I am God’s daughter, chosen by Him before time began to reflect the lavish beauty of His glorious grace. He has deposited in me the Holy Spirit as the seal that guarantees that God will fulfill every last thing He has promised to me and hold my inheritance securely for me for eternity. Then Paul concludes the chapter with the great prayer.

17I keep asking that the God of our Lord Jesus Christ, the glorious Father, may give you the Spirit of wisdom and revelation, so that you may know him better. 18I pray also that the eyes of your heart may be enlightened in order that you may know the hope to which he has called you, the riches of his glorious inheritance in the saints, 19and his incomparably great power for us who believe. That power is like the working of his mighty strength, 20which he exerted in Christ when he raised him from the dead and seated him at his right hand in the heavenly realms,

This is the prayer that I must make my own. Father, open my eyes. Enlighten me to all you have done for me and called me to be. Help me understand the hope of my inheritance. Help me live in light of the incomparable power at work on my behalf. May my eternal inheritance alone be the filter through which I view all my successes and failures in life. I am just a steward of the gifts you give (and take away) in this life. The meaning of all of it is lost if I don’t read it through the lense of my unshakeable inheritance in You.

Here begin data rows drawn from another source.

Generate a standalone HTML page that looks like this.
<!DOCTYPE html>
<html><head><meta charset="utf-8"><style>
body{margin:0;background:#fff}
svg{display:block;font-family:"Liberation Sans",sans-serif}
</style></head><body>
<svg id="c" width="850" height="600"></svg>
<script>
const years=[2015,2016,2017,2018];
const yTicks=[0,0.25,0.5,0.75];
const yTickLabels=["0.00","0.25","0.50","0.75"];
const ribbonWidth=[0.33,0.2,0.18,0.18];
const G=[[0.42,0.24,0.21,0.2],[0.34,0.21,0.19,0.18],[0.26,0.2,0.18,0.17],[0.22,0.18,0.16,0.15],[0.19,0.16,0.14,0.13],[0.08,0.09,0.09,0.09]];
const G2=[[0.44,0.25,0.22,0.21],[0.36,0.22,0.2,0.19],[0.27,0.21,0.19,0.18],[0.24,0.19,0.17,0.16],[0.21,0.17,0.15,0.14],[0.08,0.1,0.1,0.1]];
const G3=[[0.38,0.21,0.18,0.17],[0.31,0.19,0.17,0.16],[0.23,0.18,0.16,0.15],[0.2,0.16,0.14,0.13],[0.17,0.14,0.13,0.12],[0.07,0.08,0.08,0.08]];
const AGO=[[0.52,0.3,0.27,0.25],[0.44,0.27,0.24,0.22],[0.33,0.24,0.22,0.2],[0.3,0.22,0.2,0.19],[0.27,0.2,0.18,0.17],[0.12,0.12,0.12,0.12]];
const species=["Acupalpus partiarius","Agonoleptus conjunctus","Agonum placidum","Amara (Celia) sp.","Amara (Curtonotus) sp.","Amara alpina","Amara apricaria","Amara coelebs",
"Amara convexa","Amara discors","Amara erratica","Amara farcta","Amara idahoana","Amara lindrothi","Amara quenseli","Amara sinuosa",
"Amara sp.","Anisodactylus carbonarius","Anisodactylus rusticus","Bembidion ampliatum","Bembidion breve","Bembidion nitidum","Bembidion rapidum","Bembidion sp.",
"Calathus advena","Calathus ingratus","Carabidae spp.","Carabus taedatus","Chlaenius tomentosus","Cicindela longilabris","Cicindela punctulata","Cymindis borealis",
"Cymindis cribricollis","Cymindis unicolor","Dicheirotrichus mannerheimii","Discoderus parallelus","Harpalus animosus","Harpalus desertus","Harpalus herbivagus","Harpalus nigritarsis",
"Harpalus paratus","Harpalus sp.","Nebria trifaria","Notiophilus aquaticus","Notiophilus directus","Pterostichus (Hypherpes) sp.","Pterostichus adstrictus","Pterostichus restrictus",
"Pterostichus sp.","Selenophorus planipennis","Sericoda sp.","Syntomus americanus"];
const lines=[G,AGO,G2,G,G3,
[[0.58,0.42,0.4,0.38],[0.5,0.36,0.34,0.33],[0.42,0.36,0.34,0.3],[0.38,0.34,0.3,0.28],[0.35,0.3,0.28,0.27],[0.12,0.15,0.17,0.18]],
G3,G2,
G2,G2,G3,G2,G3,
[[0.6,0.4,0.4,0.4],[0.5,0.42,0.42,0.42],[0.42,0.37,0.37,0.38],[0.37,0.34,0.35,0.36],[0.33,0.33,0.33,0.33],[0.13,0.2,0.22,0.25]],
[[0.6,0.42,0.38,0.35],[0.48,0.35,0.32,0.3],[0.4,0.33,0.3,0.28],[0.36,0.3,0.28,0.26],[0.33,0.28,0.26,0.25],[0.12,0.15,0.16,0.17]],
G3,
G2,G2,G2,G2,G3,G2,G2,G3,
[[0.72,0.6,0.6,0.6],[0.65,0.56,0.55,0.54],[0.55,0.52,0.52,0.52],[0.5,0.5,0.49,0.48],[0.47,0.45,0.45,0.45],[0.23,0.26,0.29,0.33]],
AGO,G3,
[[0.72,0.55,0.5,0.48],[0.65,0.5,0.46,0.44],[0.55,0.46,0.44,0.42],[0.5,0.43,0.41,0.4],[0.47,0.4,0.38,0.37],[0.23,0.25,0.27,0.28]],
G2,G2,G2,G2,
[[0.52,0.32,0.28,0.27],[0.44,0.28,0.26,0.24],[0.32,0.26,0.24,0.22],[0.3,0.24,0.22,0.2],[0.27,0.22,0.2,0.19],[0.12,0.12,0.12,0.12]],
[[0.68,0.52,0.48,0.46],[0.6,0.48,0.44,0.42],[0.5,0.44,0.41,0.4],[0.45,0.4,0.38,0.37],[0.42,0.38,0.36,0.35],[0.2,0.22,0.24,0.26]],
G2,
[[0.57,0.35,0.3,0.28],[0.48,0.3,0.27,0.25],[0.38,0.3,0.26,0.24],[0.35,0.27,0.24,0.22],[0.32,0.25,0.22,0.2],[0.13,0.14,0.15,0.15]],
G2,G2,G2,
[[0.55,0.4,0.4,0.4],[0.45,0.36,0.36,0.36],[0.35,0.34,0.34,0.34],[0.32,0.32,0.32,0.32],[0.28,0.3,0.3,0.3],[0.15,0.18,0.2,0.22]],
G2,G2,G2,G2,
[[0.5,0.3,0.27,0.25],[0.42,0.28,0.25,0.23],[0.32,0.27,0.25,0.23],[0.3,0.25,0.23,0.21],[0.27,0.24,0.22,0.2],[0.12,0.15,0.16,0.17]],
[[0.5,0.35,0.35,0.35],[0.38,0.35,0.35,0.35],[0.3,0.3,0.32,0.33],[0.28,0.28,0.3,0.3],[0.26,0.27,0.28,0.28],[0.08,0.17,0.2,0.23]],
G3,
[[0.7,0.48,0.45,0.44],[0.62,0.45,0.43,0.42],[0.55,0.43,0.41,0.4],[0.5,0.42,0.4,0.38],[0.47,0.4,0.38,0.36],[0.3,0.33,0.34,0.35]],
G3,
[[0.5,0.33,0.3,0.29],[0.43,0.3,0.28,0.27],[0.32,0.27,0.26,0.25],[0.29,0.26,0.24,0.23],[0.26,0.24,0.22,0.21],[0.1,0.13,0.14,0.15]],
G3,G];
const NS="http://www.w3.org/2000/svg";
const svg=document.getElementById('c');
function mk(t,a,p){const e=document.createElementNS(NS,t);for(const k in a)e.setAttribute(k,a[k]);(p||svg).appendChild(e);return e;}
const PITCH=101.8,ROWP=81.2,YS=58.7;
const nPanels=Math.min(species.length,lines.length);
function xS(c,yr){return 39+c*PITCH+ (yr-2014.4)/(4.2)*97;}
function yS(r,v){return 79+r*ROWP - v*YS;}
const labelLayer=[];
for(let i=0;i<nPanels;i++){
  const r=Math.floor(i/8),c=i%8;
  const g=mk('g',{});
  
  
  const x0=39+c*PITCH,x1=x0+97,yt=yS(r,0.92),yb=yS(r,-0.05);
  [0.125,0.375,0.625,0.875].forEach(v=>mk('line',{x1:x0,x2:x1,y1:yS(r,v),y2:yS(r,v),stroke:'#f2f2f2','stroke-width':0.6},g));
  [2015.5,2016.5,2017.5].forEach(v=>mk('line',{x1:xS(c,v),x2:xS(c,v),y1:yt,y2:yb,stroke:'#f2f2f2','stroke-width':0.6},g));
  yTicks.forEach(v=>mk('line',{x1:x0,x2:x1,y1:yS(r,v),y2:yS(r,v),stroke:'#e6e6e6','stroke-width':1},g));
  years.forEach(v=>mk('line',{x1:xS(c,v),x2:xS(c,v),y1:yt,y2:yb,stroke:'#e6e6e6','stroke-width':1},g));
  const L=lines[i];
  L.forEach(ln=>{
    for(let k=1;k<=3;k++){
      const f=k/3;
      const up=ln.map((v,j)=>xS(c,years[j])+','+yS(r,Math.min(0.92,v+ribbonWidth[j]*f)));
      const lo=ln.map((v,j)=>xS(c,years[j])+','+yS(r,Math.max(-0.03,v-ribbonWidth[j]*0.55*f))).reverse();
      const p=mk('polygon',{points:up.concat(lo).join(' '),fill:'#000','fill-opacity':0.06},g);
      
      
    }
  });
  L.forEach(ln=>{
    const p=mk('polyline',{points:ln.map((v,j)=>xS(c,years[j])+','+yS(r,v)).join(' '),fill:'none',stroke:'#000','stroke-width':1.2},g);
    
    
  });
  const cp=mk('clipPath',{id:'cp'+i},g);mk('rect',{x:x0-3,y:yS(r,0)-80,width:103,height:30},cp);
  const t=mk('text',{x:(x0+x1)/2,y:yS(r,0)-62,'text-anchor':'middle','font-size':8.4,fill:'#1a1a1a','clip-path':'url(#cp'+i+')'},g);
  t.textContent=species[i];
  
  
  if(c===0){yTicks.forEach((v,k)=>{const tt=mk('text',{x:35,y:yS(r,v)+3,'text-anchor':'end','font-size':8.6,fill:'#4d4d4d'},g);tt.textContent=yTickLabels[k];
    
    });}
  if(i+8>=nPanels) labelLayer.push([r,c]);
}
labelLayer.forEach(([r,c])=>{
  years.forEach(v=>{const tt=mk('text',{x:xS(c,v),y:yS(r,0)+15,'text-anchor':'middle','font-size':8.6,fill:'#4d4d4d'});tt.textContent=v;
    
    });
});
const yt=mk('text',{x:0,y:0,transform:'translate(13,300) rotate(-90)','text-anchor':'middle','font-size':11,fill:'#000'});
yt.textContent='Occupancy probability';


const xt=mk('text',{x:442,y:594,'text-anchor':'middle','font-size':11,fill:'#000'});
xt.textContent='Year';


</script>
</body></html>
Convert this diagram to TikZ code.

Then, I can move from finding either self worth or self condemnation in my home keeping skills. Oddly enough, I usually feel much more equipped to do the things I need to do to keep my home functioning in God-honoring ways once I lose my grip on it in terms of self-identity. I have found that God is pretty jealous and quite willing to frustrate my attempts to find my worth in anything other than His finished work for me on the cross.

I hope you too will examine yourself. Complementarian idolatry is alive and vibrant in the church. And it is as evil as any other option.